“I set the Make a Cup project up just as the country was going into lockdown as a response to the social isolation that people were starting to feel. It was really about helping others to build a lifelong habit which is also good for mental health and wellbeing. Also, it was about helping people to re-ignite their connection with clay.
I started by putting a basket of clay parcels all packed up with instructions with a link to my ‘how to’ video outside my studio. Before I knew it I’d given out over 100 parcels! People of all ages in the community near my studio in Penpol near Devoran were so excited about making their own cups by hand. The youngest participant was 18 months old, the oldest was 89.

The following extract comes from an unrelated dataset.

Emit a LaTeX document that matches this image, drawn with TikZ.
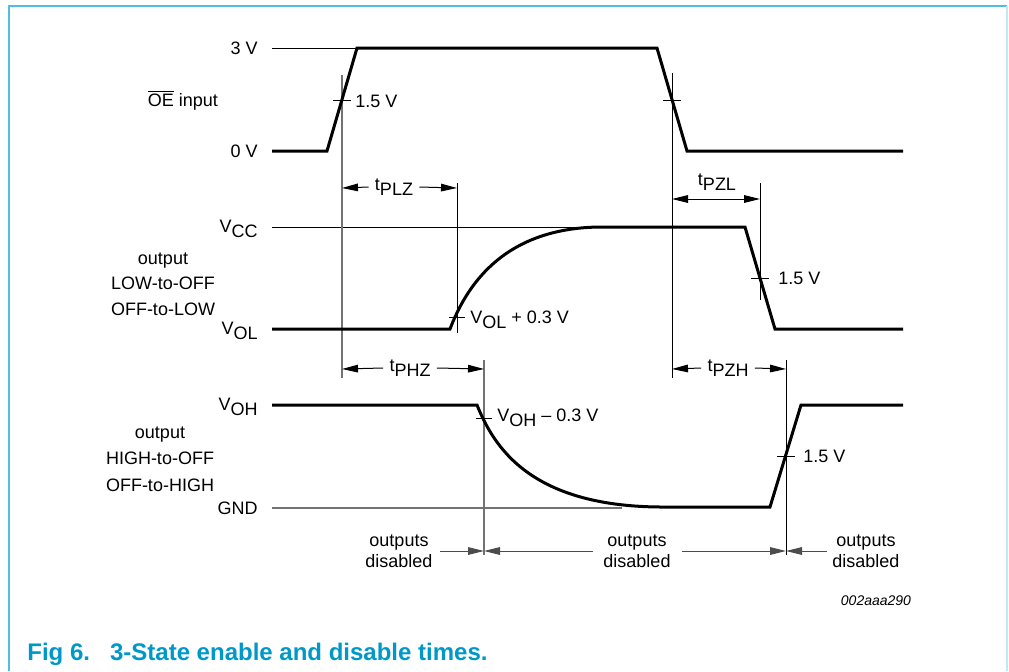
\documentclass[tikz,border=0pt]{standalone}
\usepackage{fontspec}
\setmainfont{Liberation Sans}
\usetikzlibrary{arrows.meta,positioning}
\definecolor{nxpblue}{RGB}{0,152,200}
\definecolor{framecyan}{RGB}{80,190,225}
\newcommand{\lo}[1]{\raisebox{-0.5ex}{#1}}
\tikzset{
  >={Triangle[length=8pt,width=3.8pt]},
  signal/.style={line width=1.5pt, line join=miter},
  guide/.style={line width=0.5pt},
  greyguide/.style={line width=0.6pt, black!55},
  lbl/.style={font=\fontsize{9}{10.5}\selectfont, inner sep=0pt},
  dimarrow/.style={line width=0.5pt, ->},
}
\begin{document}
\begin{tikzpicture}[x=0.5pt,y=-0.5pt]
  \useasboundingbox (0,0) rectangle (1009,671);
  % Bingkai gambar
  \draw[framecyan, line width=1pt] (9,671) -- (9,6) -- (1007,6);
  \draw[framecyan!35, line width=1pt] (1007,6) -- (1007,671);

  % Titik sudut sinyal OE input
  \coordinate (A0) at (272,151);
  \coordinate (A1) at (327,151);
  \coordinate (A2) at (357,48);
  \coordinate (A3) at (657,48);
  \coordinate (A4) at (687,151);
  \coordinate (A5) at (903,151);
  % Titik sudut sinyal output LOW
  \coordinate (B0) at (272,329);
  \coordinate (B1) at (450,329);
  \coordinate (B2) at (600,227);
  \coordinate (B3) at (745,227);
  \coordinate (B4) at (775,329);
  \coordinate (B5) at (903,329);
  % Titik sudut sinyal output HIGH
  \coordinate (C0) at (272,405);
  \coordinate (C1) at (477,405);
  \coordinate (C2) at (660,507);
  \coordinate (C3) at (770,507);
  \coordinate (C4) at (801,405);
  \coordinate (C5) at (903,405);

  % Titik ukur (perpotongan)
  \coordinate (P1) at (342,100);
  \coordinate (P2) at (672,100);
  \coordinate (P3) at (457,317);
  \coordinate (P4) at (760,278);
  \coordinate (P5) at (484,418);
  \coordinate (P6) at (786,456);

  % Garis acuan tipis
  \draw[guide] (272,48) -- (A2);
  \draw[guide] (272,227) -- (590,227);
  \draw[greyguide] (272,508) -- (622,508);

  % Garis vertikal waktu
  \draw[greyguide] (342,75) -- (342,378);
  \draw[guide] (457,183) -- (457,333);
  \draw[guide] (672,73) -- (672,378);
  \draw[guide] (760,183) -- (760,300);
  \draw[greyguide] (484,360) -- (484,555);
  \draw[guide] (786,360) -- (786,555);

  % Sinyal
  \draw[signal] (A0) -- (A1) -- (A2) -- (A3) -- (A4) -- (A5);
  \draw[signal] (B0) -- (B1) .. controls (465,290) and (500,228) .. (B2) -- (B3) -- (B4) -- (B5);
  \draw[signal] (C0) -- (C1) .. controls (494,447) and (530,506) .. (C2) -- (C3) -- (C4) -- (C5);

  % Tanda silang kecil
  \foreach \p/\w in {P1/9,P2/9,P3/8,P4/9,P5/8,P6/9}{
      \draw[guide] ([xshift=-\w*0.5pt]\p) -- ([xshift=\w*0.5pt]\p);
    }

  % Label level
  \node[lbl, anchor=east] (l3v) at (258,48) {3 V};
  \node[lbl, anchor=east] (l0v) at (258,151) {0 V};
  \node[lbl] (loe) at (183,100) {$\overline{\mbox{OE}}$ input};
  \node[lbl, anchor=east] (lvcc) at (258,229) {V\lo{CC}};
  \node[lbl, anchor=east] (lvol) at (258,331) {V\lo{OL}};
  \node[lbl, anchor=east] (lvoh) at (258,407) {V\lo{OH}};
  \node[lbl, anchor=east] (lgnd) at (258,508) {GND};
  \node[lbl, align=center, font=\fontsize{9}{12.75}\selectfont] (llow) at (163,284) {output\\LOW-to-OFF\\OFF-to-LOW};
  \node[lbl, align=center, font=\fontsize{9}{13.25}\selectfont] (lhigh) at (160,459) {output\\HIGH-to-OFF\\OFF-to-HIGH};

  % Label tegangan ukur
  \node[lbl, anchor=west] (m1) at (355,101) {1.5 V};
  \node[lbl, anchor=west] (m2) at (470,320) {V\lo{OL} + 0.3 V};
  \node[lbl, anchor=west] (m3) at (778,278) {1.5 V};
  \node[lbl, anchor=west] (m4) at (497,418) {V\lo{OH} -- 0.3 V};
  \node[lbl, anchor=west] (m5) at (803,456) {1.5 V};

  % Waktu tunda
  \node[lbl, inner xsep=3pt] (tplz) at (394,187) {t\lo{PLZ}};
  \draw[dimarrow] (tplz.west) -- (342,188);
  \draw[dimarrow] (tplz.east) -- (457,188);
  \node[lbl] (tpzl) at (717,182) {t\lo{PZL}};
  \draw[line width=0.5pt, <->] (672,199) -- (760,199);
  \node[lbl, inner xsep=3pt] (tphz) at (410,368) {t\lo{PHZ}};
  \draw[dimarrow] (tphz.west) -- (342,369);
  \draw[dimarrow] (tphz.east) -- (484,369);
  \node[lbl, inner xsep=3pt] (tpzh) at (728,368) {t\lo{PZH}};
  \draw[dimarrow] (tpzh.west) -- (672,369);
  \draw[dimarrow] (tpzh.east) -- (786,369);

  % Keterangan outputs disabled
  \node[lbl, align=center] (od1) at (399,551) {outputs\\disabled};
  \node[lbl, align=center] (od2) at (637,551) {outputs\\disabled};
  \node[lbl, align=center] (od3) at (866,551) {outputs\\disabled};
  \draw[dimarrow, black!70] (440,551) -- (484,551);
  \draw[dimarrow, black!70] (593,551) -- (484,551);
  \draw[dimarrow, black!70] (682,551) -- (786,551);
  \draw[dimarrow, black!70] (827,551) -- (786,551);

  % Kode gambar dan judul
  \node[lbl, font=\fontsize{7}{8}\selectfont\itshape] (code) at (876,601) {002aaa290};
  \node[anchor=base west, inner sep=0pt, text=nxpblue, font=\fontsize{12}{14}\selectfont\bfseries] (caption) at (27,660)
    {Fig 6.\hspace{10pt}3-State enable and disable times.};
\end{tikzpicture}
\end{document}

Lots of people said they had worked with clay many years before at school and there was a real eagerness to engage in the practice. People were so keen, they responded well to me making a positive step to bring the community together, they enjoyed feeling that they were part of a bigger project. They were not just making something out of clay – they were making something to use, responding to a brief that extended from my practice which made them think about the everyday objects they use and the value we put into the material world.
I’ve always enjoyed working creatively with communities. I’m a part-time learning and participation officer at the Leach Pottery in St Ives and so work life has always been central to my role. Projects include those organised as part of the Centenary at Leach Pottery with school children, community groups and families and with the Sensory Trust, working with people who live with dementia, going on walks and helping them engage with nature and ceramics. Having been furloughed, I wanted to find a safe and positive way of engaging people with a project in my own community from my Creekside studio. I could clearly see the benefits that making with clay could bring to others. Older people being shielded, children being home-schooled and parents looking for fun and meaningful projects that the whole family could engage in – it seemed like a valuable project to initiate.
When restrictions lift I’m really looking forward to the galleries re-opening and re-engaging with the arts community in Cornwall more broadly through fairs and creative events. We, as artists, rely on galleries both for inspiration and to help us sell our work. In Cornwall we are lucky to have a wonderful large and diverse range of galleries both public and independent.
I hope that our community’s engagement with pottery will be a lasting legacy from lockdown and that other craft makers will be inspired to share their practice. As well as the mental health benefits, it’s about finding enjoyment in clay and supporting Cornwall’s creative industries.”